**WHAT YOU NEED TO DO:** Quote, please, the line with "Write a web", the line with "const yTicks = [10,15,20,25,30];", and every line between them, exactly and with nothing else.

**Code that draws figures:**
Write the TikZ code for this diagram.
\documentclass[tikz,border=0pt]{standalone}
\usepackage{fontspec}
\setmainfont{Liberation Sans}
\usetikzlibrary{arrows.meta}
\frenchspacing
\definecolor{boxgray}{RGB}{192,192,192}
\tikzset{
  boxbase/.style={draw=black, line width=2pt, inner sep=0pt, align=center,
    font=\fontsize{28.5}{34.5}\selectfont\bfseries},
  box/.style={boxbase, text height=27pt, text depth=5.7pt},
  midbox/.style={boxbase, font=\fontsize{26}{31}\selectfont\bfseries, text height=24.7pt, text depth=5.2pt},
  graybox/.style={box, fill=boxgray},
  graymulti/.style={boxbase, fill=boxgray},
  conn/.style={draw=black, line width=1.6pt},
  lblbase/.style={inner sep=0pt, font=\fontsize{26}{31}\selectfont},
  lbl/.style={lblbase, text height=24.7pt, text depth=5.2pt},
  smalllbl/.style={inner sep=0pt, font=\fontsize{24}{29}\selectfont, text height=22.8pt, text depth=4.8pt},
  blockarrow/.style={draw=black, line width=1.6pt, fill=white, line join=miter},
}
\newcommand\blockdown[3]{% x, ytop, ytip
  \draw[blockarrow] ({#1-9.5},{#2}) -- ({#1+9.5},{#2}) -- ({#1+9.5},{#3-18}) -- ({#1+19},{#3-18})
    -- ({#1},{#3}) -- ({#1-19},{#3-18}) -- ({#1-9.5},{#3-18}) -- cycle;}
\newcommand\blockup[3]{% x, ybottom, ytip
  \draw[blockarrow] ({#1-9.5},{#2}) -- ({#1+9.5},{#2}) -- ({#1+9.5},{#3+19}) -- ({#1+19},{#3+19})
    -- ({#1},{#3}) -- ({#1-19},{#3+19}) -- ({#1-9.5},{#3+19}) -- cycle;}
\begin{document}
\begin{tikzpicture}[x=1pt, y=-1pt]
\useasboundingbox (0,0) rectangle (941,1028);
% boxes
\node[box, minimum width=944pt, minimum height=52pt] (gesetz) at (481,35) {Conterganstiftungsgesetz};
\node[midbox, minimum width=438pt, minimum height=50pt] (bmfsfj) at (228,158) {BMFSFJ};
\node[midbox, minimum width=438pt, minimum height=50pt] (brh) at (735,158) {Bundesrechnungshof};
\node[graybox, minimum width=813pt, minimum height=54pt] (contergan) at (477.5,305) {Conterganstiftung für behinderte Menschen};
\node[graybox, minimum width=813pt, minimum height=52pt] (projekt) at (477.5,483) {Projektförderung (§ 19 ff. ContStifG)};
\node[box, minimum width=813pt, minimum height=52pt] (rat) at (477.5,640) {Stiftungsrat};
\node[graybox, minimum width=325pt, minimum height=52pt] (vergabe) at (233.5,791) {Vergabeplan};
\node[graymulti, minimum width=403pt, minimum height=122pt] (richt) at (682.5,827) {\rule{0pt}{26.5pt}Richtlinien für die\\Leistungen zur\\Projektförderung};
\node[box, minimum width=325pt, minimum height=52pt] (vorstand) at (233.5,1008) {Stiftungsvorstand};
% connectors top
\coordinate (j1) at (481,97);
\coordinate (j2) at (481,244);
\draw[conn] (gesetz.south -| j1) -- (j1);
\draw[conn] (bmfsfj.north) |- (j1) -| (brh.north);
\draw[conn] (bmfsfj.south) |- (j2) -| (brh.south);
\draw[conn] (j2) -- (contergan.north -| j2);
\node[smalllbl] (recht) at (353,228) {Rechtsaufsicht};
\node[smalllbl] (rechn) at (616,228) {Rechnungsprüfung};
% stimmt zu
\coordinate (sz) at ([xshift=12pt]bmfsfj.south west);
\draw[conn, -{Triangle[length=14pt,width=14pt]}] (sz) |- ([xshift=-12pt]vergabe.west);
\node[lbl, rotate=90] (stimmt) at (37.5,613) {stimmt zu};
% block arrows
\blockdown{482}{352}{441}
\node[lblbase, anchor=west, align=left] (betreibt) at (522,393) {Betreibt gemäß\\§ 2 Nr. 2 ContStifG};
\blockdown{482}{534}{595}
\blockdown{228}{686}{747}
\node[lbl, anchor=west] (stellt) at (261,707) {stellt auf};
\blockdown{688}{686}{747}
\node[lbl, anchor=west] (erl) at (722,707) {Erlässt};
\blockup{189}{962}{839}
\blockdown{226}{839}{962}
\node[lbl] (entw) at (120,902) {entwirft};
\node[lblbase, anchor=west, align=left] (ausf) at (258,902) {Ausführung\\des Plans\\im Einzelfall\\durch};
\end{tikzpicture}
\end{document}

==

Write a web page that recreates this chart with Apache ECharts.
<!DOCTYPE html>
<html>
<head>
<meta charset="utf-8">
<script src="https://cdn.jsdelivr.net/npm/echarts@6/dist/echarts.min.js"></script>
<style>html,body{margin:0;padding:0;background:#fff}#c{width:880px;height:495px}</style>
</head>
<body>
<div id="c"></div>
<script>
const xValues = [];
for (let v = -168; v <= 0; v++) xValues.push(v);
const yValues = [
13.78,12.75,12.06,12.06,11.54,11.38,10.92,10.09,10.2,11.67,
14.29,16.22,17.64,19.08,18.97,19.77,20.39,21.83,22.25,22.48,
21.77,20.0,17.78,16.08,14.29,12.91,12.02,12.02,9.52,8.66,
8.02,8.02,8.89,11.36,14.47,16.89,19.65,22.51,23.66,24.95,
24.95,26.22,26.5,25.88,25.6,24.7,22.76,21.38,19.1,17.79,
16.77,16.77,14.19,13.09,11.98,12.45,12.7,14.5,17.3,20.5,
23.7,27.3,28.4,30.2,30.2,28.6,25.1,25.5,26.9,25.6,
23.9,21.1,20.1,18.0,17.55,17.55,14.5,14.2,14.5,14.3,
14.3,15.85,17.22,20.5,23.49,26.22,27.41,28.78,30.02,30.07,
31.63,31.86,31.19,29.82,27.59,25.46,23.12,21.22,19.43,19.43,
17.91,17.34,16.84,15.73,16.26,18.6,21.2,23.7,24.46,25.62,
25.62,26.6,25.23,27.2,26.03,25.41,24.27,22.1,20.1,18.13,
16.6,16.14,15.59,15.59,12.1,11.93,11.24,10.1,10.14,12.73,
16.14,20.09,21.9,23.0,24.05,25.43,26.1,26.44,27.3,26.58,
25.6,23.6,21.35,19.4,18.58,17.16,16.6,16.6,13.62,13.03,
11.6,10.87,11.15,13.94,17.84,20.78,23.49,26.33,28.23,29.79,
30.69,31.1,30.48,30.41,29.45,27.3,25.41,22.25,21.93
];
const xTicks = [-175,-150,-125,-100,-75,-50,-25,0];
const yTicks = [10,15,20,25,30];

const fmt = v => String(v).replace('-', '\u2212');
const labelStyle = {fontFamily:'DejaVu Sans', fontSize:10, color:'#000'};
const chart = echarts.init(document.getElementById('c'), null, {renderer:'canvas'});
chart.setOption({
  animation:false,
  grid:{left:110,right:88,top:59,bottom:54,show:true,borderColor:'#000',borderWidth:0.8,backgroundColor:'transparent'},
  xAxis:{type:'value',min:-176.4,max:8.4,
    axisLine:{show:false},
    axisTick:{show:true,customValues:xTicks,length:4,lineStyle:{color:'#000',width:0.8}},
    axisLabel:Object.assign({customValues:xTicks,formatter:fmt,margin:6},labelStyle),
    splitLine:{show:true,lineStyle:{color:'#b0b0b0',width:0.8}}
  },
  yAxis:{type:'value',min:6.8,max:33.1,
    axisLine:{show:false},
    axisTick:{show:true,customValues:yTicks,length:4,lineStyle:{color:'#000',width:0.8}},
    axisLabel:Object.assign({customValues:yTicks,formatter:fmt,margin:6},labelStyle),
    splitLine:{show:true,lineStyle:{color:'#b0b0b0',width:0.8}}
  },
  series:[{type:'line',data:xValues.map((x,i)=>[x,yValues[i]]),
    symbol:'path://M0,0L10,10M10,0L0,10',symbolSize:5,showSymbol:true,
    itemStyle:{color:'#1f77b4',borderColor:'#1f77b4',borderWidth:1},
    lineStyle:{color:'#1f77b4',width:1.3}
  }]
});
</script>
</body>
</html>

---

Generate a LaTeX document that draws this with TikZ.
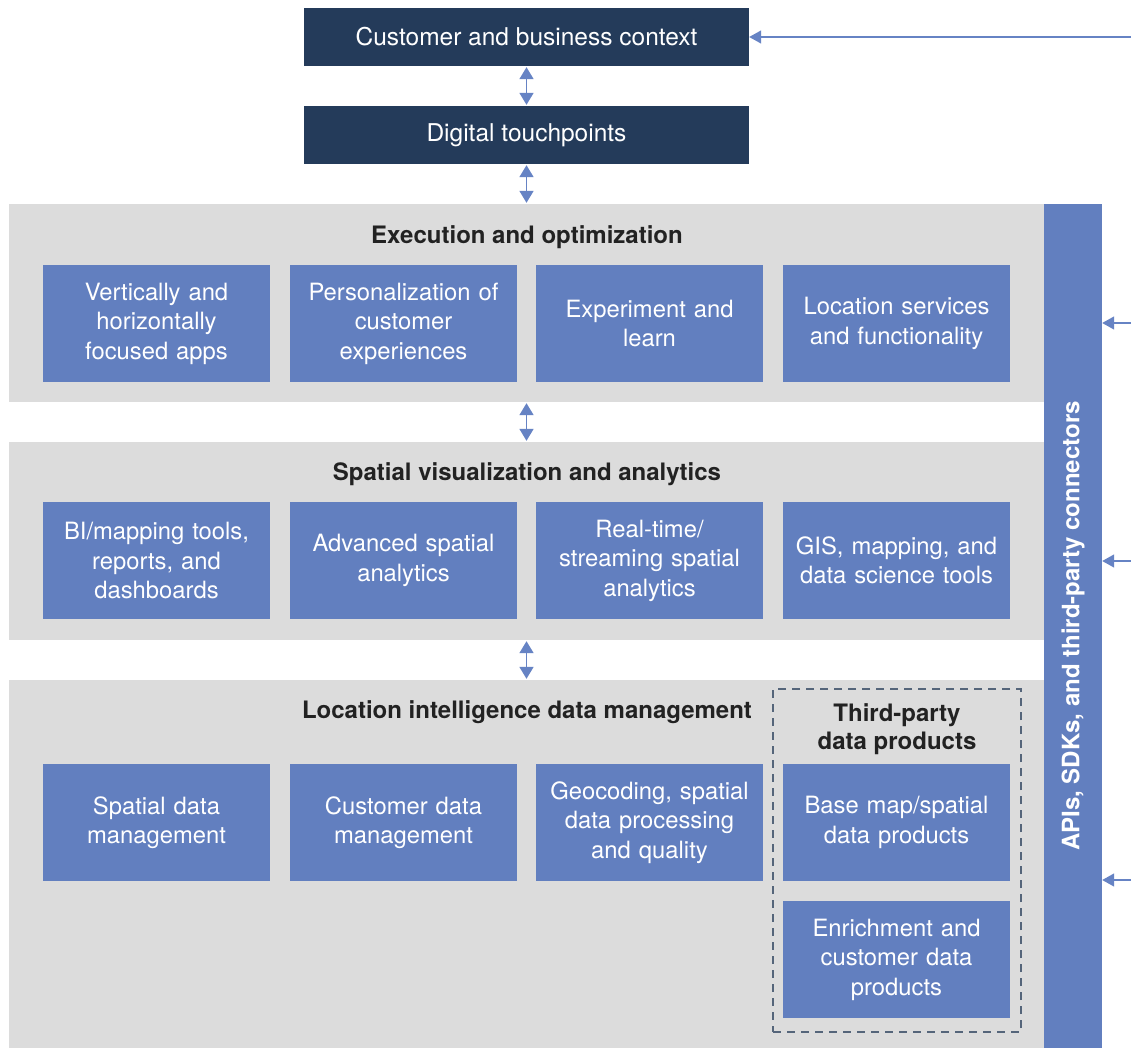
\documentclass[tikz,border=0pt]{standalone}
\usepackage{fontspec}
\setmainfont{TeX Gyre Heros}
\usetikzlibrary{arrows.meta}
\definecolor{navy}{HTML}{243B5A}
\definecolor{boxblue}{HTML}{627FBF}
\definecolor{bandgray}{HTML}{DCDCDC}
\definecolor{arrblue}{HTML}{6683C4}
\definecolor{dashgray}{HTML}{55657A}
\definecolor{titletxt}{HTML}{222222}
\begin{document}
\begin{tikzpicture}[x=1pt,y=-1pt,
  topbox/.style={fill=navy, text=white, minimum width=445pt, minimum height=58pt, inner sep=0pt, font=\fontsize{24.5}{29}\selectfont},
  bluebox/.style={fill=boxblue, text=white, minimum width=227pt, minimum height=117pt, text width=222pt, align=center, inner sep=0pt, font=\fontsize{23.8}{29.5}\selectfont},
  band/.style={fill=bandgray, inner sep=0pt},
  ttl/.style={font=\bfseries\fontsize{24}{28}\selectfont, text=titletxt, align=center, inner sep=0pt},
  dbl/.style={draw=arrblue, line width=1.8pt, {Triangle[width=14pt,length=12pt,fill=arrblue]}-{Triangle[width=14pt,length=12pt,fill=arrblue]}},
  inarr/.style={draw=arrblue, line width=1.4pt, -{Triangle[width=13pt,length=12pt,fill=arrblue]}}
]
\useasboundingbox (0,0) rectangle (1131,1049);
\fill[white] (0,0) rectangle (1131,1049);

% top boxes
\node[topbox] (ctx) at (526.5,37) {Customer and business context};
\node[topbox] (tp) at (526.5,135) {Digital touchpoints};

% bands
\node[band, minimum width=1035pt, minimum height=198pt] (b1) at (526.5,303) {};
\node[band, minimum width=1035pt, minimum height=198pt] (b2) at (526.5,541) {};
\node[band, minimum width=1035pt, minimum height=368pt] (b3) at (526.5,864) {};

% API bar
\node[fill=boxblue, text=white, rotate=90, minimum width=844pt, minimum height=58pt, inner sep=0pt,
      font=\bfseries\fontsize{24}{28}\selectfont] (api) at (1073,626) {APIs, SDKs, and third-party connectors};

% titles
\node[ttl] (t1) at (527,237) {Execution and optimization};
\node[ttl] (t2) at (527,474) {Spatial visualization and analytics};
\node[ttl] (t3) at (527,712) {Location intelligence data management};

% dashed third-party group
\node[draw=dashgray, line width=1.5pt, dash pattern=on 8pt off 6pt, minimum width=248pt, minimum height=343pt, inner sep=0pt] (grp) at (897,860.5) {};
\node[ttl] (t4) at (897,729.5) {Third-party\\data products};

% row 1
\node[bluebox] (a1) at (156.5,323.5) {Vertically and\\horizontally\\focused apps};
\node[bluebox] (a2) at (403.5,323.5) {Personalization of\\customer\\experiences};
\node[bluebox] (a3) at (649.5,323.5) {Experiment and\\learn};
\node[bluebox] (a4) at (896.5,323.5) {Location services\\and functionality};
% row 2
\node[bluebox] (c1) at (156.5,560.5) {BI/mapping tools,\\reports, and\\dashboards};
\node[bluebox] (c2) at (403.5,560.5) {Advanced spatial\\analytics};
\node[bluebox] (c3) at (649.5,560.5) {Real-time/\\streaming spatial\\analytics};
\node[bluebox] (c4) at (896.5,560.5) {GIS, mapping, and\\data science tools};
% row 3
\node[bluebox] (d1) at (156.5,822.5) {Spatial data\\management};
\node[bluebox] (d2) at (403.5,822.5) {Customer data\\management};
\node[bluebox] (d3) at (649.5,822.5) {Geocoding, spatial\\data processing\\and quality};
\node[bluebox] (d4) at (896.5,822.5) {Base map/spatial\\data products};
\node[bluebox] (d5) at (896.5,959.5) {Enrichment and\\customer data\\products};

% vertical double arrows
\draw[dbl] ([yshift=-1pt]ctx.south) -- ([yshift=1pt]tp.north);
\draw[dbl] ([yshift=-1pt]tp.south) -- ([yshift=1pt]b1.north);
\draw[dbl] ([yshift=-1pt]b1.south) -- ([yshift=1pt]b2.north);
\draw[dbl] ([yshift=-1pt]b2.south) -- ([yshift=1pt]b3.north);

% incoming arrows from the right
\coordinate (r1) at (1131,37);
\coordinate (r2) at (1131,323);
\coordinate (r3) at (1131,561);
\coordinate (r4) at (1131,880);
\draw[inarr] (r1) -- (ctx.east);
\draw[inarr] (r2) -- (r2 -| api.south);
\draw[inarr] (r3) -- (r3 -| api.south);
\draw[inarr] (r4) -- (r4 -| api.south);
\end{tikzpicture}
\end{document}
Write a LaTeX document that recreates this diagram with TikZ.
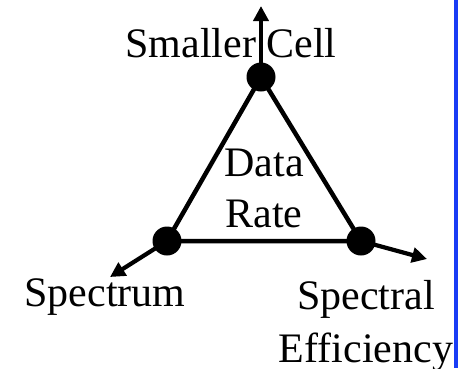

**CORRECT OUTPUT:**
Write a web page that recreates this chart with Apache ECharts.
<!DOCTYPE html>
<html>
<head>
<meta charset="utf-8">
<script src="https://cdn.jsdelivr.net/npm/echarts@6/dist/echarts.min.js"></script>
<style>html,body{margin:0;padding:0;background:#fff}#c{width:880px;height:495px}</style>
</head>
<body>
<div id="c"></div>
<script>
const xValues = [];
for (let v = -168; v <= 0; v++) xValues.push(v);
const yValues = [
13.78,12.75,12.06,12.06,11.54,11.38,10.92,10.09,10.2,11.67,
14.29,16.22,17.64,19.08,18.97,19.77,20.39,21.83,22.25,22.48,
21.77,20.0,17.78,16.08,14.29,12.91,12.02,12.02,9.52,8.66,
8.02,8.02,8.89,11.36,14.47,16.89,19.65,22.51,23.66,24.95,
24.95,26.22,26.5,25.88,25.6,24.7,22.76,21.38,19.1,17.79,
16.77,16.77,14.19,13.09,11.98,12.45,12.7,14.5,17.3,20.5,
23.7,27.3,28.4,30.2,30.2,28.6,25.1,25.5,26.9,25.6,
23.9,21.1,20.1,18.0,17.55,17.55,14.5,14.2,14.5,14.3,
14.3,15.85,17.22,20.5,23.49,26.22,27.41,28.78,30.02,30.07,
31.63,31.86,31.19,29.82,27.59,25.46,23.12,21.22,19.43,19.43,
17.91,17.34,16.84,15.73,16.26,18.6,21.2,23.7,24.46,25.62,
25.62,26.6,25.23,27.2,26.03,25.41,24.27,22.1,20.1,18.13,
16.6,16.14,15.59,15.59,12.1,11.93,11.24,10.1,10.14,12.73,
16.14,20.09,21.9,23.0,24.05,25.43,26.1,26.44,27.3,26.58,
25.6,23.6,21.35,19.4,18.58,17.16,16.6,16.6,13.62,13.03,
11.6,10.87,11.15,13.94,17.84,20.78,23.49,26.33,28.23,29.79,
30.69,31.1,30.48,30.41,29.45,27.3,25.41,22.25,21.93
];
const xTicks = [-175,-150,-125,-100,-75,-50,-25,0];
const yTicks = [10,15,20,25,30];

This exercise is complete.